Exercise - Print nothing but the lines from the start of the listing below through the line that contains "import pandas as pd". Do not include the pictures.

Data shown -

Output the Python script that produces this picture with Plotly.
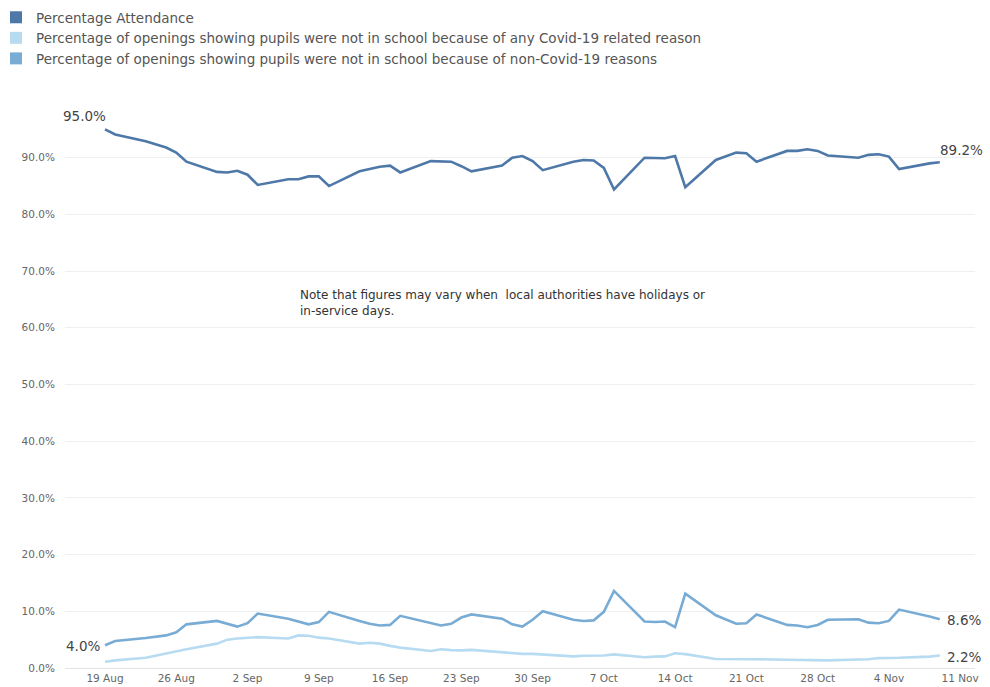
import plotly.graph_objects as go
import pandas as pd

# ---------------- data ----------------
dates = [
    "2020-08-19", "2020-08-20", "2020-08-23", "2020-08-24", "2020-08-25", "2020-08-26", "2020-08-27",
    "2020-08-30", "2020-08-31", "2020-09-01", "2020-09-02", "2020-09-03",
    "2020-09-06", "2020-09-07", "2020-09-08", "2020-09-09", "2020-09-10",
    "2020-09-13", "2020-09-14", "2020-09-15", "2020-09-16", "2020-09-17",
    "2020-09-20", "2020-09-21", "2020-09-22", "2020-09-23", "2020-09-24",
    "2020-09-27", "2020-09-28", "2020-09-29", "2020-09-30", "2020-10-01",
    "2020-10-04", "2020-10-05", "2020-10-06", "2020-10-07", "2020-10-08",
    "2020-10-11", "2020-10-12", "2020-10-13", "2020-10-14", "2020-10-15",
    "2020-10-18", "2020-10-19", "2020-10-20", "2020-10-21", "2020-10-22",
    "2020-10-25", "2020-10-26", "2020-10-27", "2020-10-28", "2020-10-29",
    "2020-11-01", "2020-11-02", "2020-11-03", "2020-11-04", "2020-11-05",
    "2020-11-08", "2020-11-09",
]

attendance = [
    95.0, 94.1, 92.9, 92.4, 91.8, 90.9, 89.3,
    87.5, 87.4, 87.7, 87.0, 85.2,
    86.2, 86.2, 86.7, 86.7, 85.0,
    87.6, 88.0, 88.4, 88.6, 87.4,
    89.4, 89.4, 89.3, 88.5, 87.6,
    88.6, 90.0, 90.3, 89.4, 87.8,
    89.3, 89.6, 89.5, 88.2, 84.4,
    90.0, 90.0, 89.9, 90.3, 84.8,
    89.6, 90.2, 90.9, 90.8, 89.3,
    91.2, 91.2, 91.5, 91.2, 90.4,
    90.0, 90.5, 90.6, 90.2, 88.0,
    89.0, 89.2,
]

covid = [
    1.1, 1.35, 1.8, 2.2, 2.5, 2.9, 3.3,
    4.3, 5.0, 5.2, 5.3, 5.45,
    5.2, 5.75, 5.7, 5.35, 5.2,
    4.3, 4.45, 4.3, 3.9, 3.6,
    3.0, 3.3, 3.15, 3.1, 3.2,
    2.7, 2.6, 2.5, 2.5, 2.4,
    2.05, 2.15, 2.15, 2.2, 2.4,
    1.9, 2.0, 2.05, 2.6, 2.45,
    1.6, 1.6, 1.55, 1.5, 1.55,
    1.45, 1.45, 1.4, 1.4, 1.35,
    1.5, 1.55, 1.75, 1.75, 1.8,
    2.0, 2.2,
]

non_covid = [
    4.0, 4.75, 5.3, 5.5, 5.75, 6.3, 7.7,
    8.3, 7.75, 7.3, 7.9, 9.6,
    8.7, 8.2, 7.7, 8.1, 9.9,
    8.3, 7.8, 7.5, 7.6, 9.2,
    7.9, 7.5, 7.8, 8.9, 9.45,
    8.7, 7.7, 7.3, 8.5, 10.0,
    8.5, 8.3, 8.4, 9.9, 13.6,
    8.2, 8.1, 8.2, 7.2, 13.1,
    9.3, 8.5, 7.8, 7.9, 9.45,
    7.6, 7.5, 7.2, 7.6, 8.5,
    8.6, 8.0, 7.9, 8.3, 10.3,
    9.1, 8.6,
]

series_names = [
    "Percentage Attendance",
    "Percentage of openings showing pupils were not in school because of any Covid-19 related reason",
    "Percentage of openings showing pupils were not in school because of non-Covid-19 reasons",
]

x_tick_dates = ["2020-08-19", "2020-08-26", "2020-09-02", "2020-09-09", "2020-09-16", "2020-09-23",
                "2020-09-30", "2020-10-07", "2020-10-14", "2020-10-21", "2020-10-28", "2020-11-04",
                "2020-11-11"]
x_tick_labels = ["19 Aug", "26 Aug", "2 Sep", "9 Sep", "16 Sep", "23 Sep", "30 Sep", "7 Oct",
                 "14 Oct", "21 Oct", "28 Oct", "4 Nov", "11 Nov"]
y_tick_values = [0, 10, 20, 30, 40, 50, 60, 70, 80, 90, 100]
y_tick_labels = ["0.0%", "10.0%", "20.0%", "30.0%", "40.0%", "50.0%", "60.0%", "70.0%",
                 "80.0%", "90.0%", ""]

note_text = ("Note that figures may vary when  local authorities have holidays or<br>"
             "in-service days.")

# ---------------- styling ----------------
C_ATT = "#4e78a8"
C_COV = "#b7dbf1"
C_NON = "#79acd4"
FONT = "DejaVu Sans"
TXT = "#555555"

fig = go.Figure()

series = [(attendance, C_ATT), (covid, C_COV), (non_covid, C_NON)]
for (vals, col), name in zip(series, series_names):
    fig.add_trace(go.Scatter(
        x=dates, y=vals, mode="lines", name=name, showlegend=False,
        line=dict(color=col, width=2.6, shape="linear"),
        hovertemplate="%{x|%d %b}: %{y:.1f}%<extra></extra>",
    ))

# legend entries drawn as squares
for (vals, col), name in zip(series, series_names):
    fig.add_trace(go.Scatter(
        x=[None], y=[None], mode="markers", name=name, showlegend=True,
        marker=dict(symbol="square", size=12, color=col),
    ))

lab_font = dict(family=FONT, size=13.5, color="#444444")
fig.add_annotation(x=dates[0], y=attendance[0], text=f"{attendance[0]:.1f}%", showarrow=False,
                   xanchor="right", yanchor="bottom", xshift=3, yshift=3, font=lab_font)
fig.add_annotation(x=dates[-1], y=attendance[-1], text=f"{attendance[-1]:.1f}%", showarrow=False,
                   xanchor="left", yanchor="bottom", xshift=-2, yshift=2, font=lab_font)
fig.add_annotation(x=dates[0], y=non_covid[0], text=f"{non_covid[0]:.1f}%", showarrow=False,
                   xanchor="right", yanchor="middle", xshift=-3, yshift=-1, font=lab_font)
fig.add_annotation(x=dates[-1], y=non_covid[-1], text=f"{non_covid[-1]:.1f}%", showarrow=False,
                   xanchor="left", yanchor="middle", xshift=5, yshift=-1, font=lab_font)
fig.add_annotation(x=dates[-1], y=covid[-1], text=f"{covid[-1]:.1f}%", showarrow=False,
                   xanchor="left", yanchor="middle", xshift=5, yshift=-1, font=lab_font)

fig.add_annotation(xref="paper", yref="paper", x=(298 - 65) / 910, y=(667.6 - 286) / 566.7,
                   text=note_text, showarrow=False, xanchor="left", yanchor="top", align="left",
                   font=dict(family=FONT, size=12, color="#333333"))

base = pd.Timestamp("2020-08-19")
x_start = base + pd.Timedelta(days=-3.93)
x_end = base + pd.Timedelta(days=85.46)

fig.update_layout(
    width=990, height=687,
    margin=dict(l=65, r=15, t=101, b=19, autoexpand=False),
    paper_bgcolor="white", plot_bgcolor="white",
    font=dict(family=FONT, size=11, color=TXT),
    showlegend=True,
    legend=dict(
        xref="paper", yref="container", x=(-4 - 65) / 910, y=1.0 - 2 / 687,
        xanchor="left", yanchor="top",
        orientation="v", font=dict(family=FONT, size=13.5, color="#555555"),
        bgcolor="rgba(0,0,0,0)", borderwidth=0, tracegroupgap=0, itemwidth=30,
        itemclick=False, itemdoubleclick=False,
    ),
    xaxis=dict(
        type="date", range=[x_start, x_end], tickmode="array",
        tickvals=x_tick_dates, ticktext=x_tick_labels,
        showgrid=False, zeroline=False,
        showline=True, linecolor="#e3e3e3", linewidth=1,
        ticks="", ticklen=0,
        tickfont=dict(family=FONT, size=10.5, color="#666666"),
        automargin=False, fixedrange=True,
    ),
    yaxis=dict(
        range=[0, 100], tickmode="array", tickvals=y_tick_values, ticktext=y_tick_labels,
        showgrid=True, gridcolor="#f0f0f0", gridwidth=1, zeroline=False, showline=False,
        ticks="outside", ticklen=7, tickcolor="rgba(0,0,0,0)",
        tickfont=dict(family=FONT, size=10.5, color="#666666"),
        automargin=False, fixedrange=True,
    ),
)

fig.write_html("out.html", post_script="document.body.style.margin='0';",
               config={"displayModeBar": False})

Response to this task -
Output the Python script that produces this picture with Plotly.
import plotly.graph_objects as go
import pandas as pd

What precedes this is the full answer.